##### Given material

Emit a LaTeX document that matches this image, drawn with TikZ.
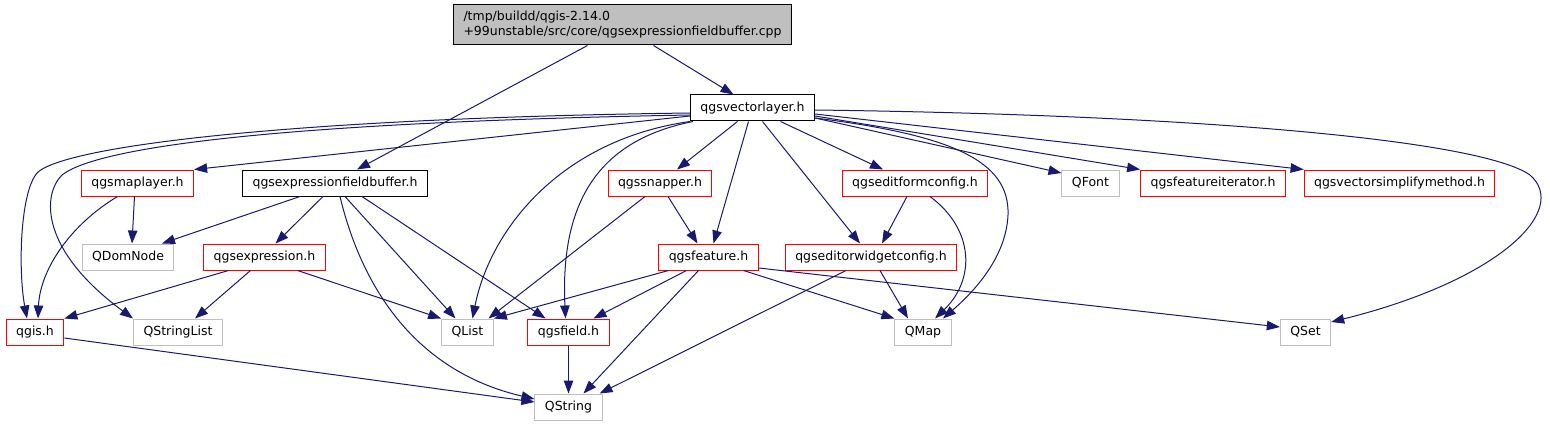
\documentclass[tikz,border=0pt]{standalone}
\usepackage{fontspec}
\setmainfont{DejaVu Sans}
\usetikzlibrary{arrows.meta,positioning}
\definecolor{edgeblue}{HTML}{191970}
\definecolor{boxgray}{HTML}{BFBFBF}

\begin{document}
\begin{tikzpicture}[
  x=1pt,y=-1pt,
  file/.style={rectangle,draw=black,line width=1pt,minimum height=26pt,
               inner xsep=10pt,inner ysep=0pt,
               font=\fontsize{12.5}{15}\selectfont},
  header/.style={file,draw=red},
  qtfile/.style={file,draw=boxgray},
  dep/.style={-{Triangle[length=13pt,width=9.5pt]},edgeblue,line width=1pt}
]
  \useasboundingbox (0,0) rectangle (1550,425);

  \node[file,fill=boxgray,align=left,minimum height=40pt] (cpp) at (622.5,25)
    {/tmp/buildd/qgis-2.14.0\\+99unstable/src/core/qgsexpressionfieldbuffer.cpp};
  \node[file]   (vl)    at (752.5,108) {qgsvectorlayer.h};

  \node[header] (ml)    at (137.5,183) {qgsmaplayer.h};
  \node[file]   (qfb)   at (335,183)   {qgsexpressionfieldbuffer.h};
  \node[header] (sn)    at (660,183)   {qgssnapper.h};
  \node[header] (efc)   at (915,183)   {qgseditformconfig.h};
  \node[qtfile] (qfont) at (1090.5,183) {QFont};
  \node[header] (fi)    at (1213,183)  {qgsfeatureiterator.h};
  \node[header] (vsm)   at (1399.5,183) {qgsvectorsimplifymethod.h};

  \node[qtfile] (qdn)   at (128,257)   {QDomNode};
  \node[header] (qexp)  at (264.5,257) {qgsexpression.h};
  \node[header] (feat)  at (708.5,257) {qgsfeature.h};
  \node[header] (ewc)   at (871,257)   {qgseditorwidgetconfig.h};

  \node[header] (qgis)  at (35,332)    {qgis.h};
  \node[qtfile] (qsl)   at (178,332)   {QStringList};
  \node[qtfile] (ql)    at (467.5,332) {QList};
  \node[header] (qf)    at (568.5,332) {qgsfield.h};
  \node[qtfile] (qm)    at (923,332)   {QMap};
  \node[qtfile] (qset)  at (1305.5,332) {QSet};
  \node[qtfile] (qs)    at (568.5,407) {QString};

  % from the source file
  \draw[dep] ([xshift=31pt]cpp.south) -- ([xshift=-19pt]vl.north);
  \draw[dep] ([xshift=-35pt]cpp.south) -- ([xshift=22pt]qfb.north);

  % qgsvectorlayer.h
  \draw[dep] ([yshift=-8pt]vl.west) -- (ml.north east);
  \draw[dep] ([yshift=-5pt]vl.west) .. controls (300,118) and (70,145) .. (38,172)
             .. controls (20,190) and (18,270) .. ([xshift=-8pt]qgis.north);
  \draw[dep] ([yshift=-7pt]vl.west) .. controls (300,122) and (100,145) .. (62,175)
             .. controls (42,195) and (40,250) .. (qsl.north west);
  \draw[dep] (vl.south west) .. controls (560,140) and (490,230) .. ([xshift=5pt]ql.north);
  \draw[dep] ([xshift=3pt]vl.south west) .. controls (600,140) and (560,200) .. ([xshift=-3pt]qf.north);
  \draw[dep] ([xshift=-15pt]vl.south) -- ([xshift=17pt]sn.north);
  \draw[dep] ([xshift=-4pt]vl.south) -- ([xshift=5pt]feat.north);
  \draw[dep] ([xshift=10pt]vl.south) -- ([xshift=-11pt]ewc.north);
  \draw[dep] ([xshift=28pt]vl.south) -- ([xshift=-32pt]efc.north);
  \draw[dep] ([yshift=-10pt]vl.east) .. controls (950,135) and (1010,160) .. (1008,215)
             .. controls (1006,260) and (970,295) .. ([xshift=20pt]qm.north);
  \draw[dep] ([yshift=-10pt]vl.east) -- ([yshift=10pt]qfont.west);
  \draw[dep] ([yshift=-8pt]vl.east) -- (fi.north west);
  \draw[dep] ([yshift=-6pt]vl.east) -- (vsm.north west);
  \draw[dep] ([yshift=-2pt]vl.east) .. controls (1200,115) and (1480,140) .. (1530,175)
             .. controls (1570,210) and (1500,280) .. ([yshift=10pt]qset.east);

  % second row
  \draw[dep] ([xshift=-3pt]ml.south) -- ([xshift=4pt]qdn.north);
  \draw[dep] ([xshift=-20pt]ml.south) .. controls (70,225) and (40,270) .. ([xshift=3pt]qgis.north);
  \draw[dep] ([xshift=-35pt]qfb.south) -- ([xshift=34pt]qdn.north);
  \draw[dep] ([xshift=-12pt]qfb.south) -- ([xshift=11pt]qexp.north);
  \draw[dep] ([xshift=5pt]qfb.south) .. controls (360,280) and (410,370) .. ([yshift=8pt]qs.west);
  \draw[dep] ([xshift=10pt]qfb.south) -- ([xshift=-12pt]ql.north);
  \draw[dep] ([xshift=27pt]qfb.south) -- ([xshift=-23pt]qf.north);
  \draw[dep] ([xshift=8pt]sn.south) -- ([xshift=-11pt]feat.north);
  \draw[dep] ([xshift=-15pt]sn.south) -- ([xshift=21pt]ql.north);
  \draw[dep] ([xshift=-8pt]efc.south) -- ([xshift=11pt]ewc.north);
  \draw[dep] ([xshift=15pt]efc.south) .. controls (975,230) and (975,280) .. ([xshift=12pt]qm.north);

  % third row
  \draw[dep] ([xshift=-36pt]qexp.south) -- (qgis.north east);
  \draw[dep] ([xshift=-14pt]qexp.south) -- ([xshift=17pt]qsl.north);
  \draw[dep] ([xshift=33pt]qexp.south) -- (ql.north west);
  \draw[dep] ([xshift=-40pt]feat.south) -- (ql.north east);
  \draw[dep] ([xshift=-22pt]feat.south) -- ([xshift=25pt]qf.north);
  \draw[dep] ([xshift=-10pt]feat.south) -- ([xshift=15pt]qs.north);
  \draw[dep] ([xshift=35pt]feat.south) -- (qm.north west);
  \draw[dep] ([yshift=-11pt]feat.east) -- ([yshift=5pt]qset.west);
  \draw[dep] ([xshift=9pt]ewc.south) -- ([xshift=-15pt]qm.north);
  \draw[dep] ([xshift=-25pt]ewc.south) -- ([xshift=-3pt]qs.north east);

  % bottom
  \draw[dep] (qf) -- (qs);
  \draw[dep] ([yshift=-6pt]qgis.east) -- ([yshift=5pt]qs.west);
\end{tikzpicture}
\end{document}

##########

→ The exercise
Copy the material above in full and exactly, skipping pictures.

→ Written solution
Emit a LaTeX document that matches this image, drawn with TikZ.
\documentclass[tikz,border=0pt]{standalone}
\usepackage{fontspec}
\setmainfont{DejaVu Sans}
\usetikzlibrary{arrows.meta,positioning}
\definecolor{edgeblue}{HTML}{191970}
\definecolor{boxgray}{HTML}{BFBFBF}

\begin{document}
\begin{tikzpicture}[
  x=1pt,y=-1pt,
  file/.style={rectangle,draw=black,line width=1pt,minimum height=26pt,
               inner xsep=10pt,inner ysep=0pt,
               font=\fontsize{12.5}{15}\selectfont},
  header/.style={file,draw=red},
  qtfile/.style={file,draw=boxgray},
  dep/.style={-{Triangle[length=13pt,width=9.5pt]},edgeblue,line width=1pt}
]
  \useasboundingbox (0,0) rectangle (1550,425);

  \node[file,fill=boxgray,align=left,minimum height=40pt] (cpp) at (622.5,25)
    {/tmp/buildd/qgis-2.14.0\\+99unstable/src/core/qgsexpressionfieldbuffer.cpp};
  \node[file]   (vl)    at (752.5,108) {qgsvectorlayer.h};

  \node[header] (ml)    at (137.5,183) {qgsmaplayer.h};
  \node[file]   (qfb)   at (335,183)   {qgsexpressionfieldbuffer.h};
  \node[header] (sn)    at (660,183)   {qgssnapper.h};
  \node[header] (efc)   at (915,183)   {qgseditformconfig.h};
  \node[qtfile] (qfont) at (1090.5,183) {QFont};
  \node[header] (fi)    at (1213,183)  {qgsfeatureiterator.h};
  \node[header] (vsm)   at (1399.5,183) {qgsvectorsimplifymethod.h};

  \node[qtfile] (qdn)   at (128,257)   {QDomNode};
  \node[header] (qexp)  at (264.5,257) {qgsexpression.h};
  \node[header] (feat)  at (708.5,257) {qgsfeature.h};
  \node[header] (ewc)   at (871,257)   {qgseditorwidgetconfig.h};

  \node[header] (qgis)  at (35,332)    {qgis.h};
  \node[qtfile] (qsl)   at (178,332)   {QStringList};
  \node[qtfile] (ql)    at (467.5,332) {QList};
  \node[header] (qf)    at (568.5,332) {qgsfield.h};
  \node[qtfile] (qm)    at (923,332)   {QMap};
  \node[qtfile] (qset)  at (1305.5,332) {QSet};
  \node[qtfile] (qs)    at (568.5,407) {QString};

  % from the source file
  \draw[dep] ([xshift=31pt]cpp.south) -- ([xshift=-19pt]vl.north);
  \draw[dep] ([xshift=-35pt]cpp.south) -- ([xshift=22pt]qfb.north);

  % qgsvectorlayer.h
  \draw[dep] ([yshift=-8pt]vl.west) -- (ml.north east);
  \draw[dep] ([yshift=-5pt]vl.west) .. controls (300,118) and (70,145) .. (38,172)
             .. controls (20,190) and (18,270) .. ([xshift=-8pt]qgis.north);
  \draw[dep] ([yshift=-7pt]vl.west) .. controls (300,122) and (100,145) .. (62,175)
             .. controls (42,195) and (40,250) .. (qsl.north west);
  \draw[dep] (vl.south west) .. controls (560,140) and (490,230) .. ([xshift=5pt]ql.north);
  \draw[dep] ([xshift=3pt]vl.south west) .. controls (600,140) and (560,200) .. ([xshift=-3pt]qf.north);
  \draw[dep] ([xshift=-15pt]vl.south) -- ([xshift=17pt]sn.north);
  \draw[dep] ([xshift=-4pt]vl.south) -- ([xshift=5pt]feat.north);
  \draw[dep] ([xshift=10pt]vl.south) -- ([xshift=-11pt]ewc.north);
  \draw[dep] ([xshift=28pt]vl.south) -- ([xshift=-32pt]efc.north);
  \draw[dep] ([yshift=-10pt]vl.east) .. controls (950,135) and (1010,160) .. (1008,215)
             .. controls (1006,260) and (970,295) .. ([xshift=20pt]qm.north);
  \draw[dep] ([yshift=-10pt]vl.east) -- ([yshift=10pt]qfont.west);
  \draw[dep] ([yshift=-8pt]vl.east) -- (fi.north west);
  \draw[dep] ([yshift=-6pt]vl.east) -- (vsm.north west);
  \draw[dep] ([yshift=-2pt]vl.east) .. controls (1200,115) and (1480,140) .. (1530,175)
             .. controls (1570,210) and (1500,280) .. ([yshift=10pt]qset.east);

  % second row
  \draw[dep] ([xshift=-3pt]ml.south) -- ([xshift=4pt]qdn.north);
  \draw[dep] ([xshift=-20pt]ml.south) .. controls (70,225) and (40,270) .. ([xshift=3pt]qgis.north);
  \draw[dep] ([xshift=-35pt]qfb.south) -- ([xshift=34pt]qdn.north);
  \draw[dep] ([xshift=-12pt]qfb.south) -- ([xshift=11pt]qexp.north);
  \draw[dep] ([xshift=5pt]qfb.south) .. controls (360,280) and (410,370) .. ([yshift=8pt]qs.west);
  \draw[dep] ([xshift=10pt]qfb.south) -- ([xshift=-12pt]ql.north);
  \draw[dep] ([xshift=27pt]qfb.south) -- ([xshift=-23pt]qf.north);
  \draw[dep] ([xshift=8pt]sn.south) -- ([xshift=-11pt]feat.north);
  \draw[dep] ([xshift=-15pt]sn.south) -- ([xshift=21pt]ql.north);
  \draw[dep] ([xshift=-8pt]efc.south) -- ([xshift=11pt]ewc.north);
  \draw[dep] ([xshift=15pt]efc.south) .. controls (975,230) and (975,280) .. ([xshift=12pt]qm.north);

  % third row
  \draw[dep] ([xshift=-36pt]qexp.south) -- (qgis.north east);
  \draw[dep] ([xshift=-14pt]qexp.south) -- ([xshift=17pt]qsl.north);
  \draw[dep] ([xshift=33pt]qexp.south) -- (ql.north west);
  \draw[dep] ([xshift=-40pt]feat.south) -- (ql.north east);
  \draw[dep] ([xshift=-22pt]feat.south) -- ([xshift=25pt]qf.north);
  \draw[dep] ([xshift=-10pt]feat.south) -- ([xshift=15pt]qs.north);
  \draw[dep] ([xshift=35pt]feat.south) -- (qm.north west);
  \draw[dep] ([yshift=-11pt]feat.east) -- ([yshift=5pt]qset.west);
  \draw[dep] ([xshift=9pt]ewc.south) -- ([xshift=-15pt]qm.north);
  \draw[dep] ([xshift=-25pt]ewc.south) -- ([xshift=-3pt]qs.north east);

  % bottom
  \draw[dep] (qf) -- (qs);
  \draw[dep] ([yshift=-6pt]qgis.east) -- ([yshift=5pt]qs.west);
\end{tikzpicture}
\end{document}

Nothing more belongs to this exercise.